**Dataset section**
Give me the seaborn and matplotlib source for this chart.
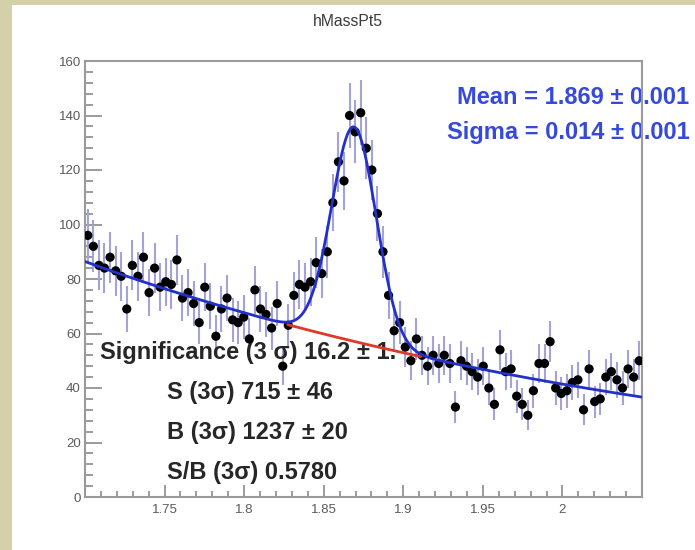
import numpy as np
import pandas as pd
import matplotlib
matplotlib.use("Agg")
import matplotlib.pyplot as plt
from matplotlib.patches import Rectangle
from matplotlib.ticker import FixedLocator, MultipleLocator
import seaborn as sns

# ---- histogram: candidate invariant mass, 100 bins on [1.70, 2.05] ----
x_low, x_high = 1.70, 2.05
n_bins = 100
counts = [
    96, 92, 85, 84, 88, 83, 81, 69, 85, 81,
    88, 75, 84, 77, 79, 78, 87, 73, 75, 71,
    64, 77, 70, 59, 69, 73, 65, 64, 66, 58,
    76, 69, 67, 62, 71, 48, 63, 74, 78, 77,
    79, 86, 82, 90, 108, 123, 116, 140, 134, 141,
    128, 120, 104, 90, 74, 61, 64, 55, 50, 58,
    52, 48, 52, 49, 52, 49, 33, 50, 48, 46,
    44, 48, 40, 34, 54, 46, 47, 37, 34, 30,
    39, 49, 49, 57, 40, 38, 39, 42, 43, 32,
    47, 35, 36, 44, 46, 43, 40, 47, 44, 50,
]

# ---- fit result: exponential background + Gaussian peak ----
fit_mean = 1.869
fit_sigma = 0.014
bkg_norm = 86.4      # background level at x_low
bkg_slope = -2.45
sig_amp = 78.7

title = "hMassPt5"
x_ticks = [1.75, 1.80, 1.85, 1.90, 1.95, 2.00]
x_tick_labels = ["1.75", "1.8", "1.85", "1.9", "1.95", "2"]
y_ticks = [0, 20, 40, 60, 80, 100, 120, 140, 160]
y_tick_labels = ["0", "20", "40", "60", "80", "100", "120", "140", "160"]
fit_lines = ["Mean = 1.869 \u00b1 0.001", "Sigma = 0.014 \u00b1 0.001"]
yield_lines = [
    "Significance (3 \u03c3) 16.2 \u00b1 1.",
    "S (3\u03c3) 715 \u00b1 46",
    "B (3\u03c3) 1237 \u00b1 20",
    "S/B (3\u03c3) 0.5780",
]

# ---- styling ----
sns.set_theme(style="white")
plt.rcParams["font.family"] = ["Liberation Sans", "DejaVu Sans"]

W, H = 695, 550
def fx(px):
    return px / W
def fy(py):
    return 1 - py / H

fig = plt.figure(figsize=(W / 100, H / 100), dpi=100)
fig.patch.set_facecolor("#d4d0aa")
fig.patches.append(Rectangle((fx(12), 0), 1 - fx(12), fy(5), transform=fig.transFigure,
                             facecolor="white", edgecolor="none", zorder=-10))

ax = fig.add_axes([fx(85), fy(497), fx(642) - fx(85), fy(61) - fy(497)])
ax.set_facecolor("white")
ax.set_zorder(1)

edges = np.linspace(x_low, x_high, n_bins + 1)
centers = 0.5 * (edges[:-1] + edges[1:])
df = pd.DataFrame({"mass": centers, "entries": counts})
df["err"] = np.sqrt(df["entries"])

# error bars
ax.errorbar(df["mass"], df["entries"], yerr=df["err"], fmt="none",
            ecolor="#a3a3d8", elinewidth=1.5, capsize=0, zorder=2)
# markers
sns.scatterplot(data=df, x="mass", y="entries", ax=ax, color="black", s=44,
                edgecolor="none", zorder=3, legend=False)

# fit curves
xf = np.linspace(x_low, x_high, 600)
bkg = bkg_norm * np.exp(bkg_slope * (xf - x_low))
total = bkg + sig_amp * np.exp(-0.5 * ((xf - fit_mean) / fit_sigma) ** 2)
curve = pd.DataFrame({"mass": xf, "total": total, "bkg": bkg})
win = curve[(curve["mass"] >= fit_mean - 3 * fit_sigma) & (curve["mass"] <= fit_mean + 3 * fit_sigma)]
sns.lineplot(data=win, x="mass", y="bkg", ax=ax, color="#de3a2a", lw=2.0, zorder=4)
sns.lineplot(data=curve, x="mass", y="total", ax=ax, color="#2331c9", lw=2.0, zorder=5)

ax.set_xlim(x_low, x_high)
ax.set_ylim(0, 160)
ax.set_xlabel("")
ax.set_ylabel("")

ax.xaxis.set_major_locator(FixedLocator(x_ticks))
ax.set_xticklabels(x_tick_labels)
ax.xaxis.set_minor_locator(MultipleLocator(0.01))
ax.yaxis.set_major_locator(FixedLocator(y_ticks))
ax.set_yticklabels(y_tick_labels)
ax.yaxis.set_minor_locator(MultipleLocator(4))

ax.tick_params(axis="both", which="both", direction="in", colors="#8a8a8a",
               labelcolor="#5a5a5a", labelsize=9.5, width=1.2,
               bottom=True, left=True, top=False, right=False)
ax.tick_params(axis="y", which="major", length=12, pad=3)
ax.tick_params(axis="y", which="minor", length=6)
ax.tick_params(axis="x", which="major", length=8.5, pad=5)
ax.tick_params(axis="x", which="minor", length=4)
for sp in ax.spines.values():
    sp.set_color("#9a9a9a")
    sp.set_linewidth(1.5)

# title
fig.text(fx(348), fy(22), title, ha="center", va="center", fontsize=11.3, color="#3a3a3a")

# fit parameters (kept beneath the frame line, which crosses them)
ax.text(fx(457), fy(97), fit_lines[0], transform=fig.transFigure, ha="left", va="center",
        fontsize=17, fontweight="bold", color="#3549da", zorder=2.2, clip_on=False)
ax.text(fx(447), fy(133), fit_lines[1], transform=fig.transFigure, ha="left", va="center",
        fontsize=17, fontweight="bold", color="#3549da", zorder=2.2, clip_on=False)

# signal / background summary
ax.text(fx(100), fy(352), yield_lines[0], transform=fig.transFigure, ha="left", va="center",
        fontsize=17, fontweight="bold", color="#262626", zorder=2.5)
for line, ypx in zip(yield_lines[1:], [393, 433, 473]):
    ax.text(fx(167), fy(ypx), line, transform=fig.transFigure, ha="left", va="center",
            fontsize=17, fontweight="bold", color="#262626", zorder=2.5)

fig.savefig("out.png", dpi=100)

**Directive**
Look above for every line with the word "matplotlib" and copy it.

**Right answer**
Give me the seaborn and matplotlib source for this chart.
import matplotlib
matplotlib.use("Agg")
import matplotlib.pyplot as plt
from matplotlib.patches import Rectangle
from matplotlib.ticker import FixedLocator, MultipleLocator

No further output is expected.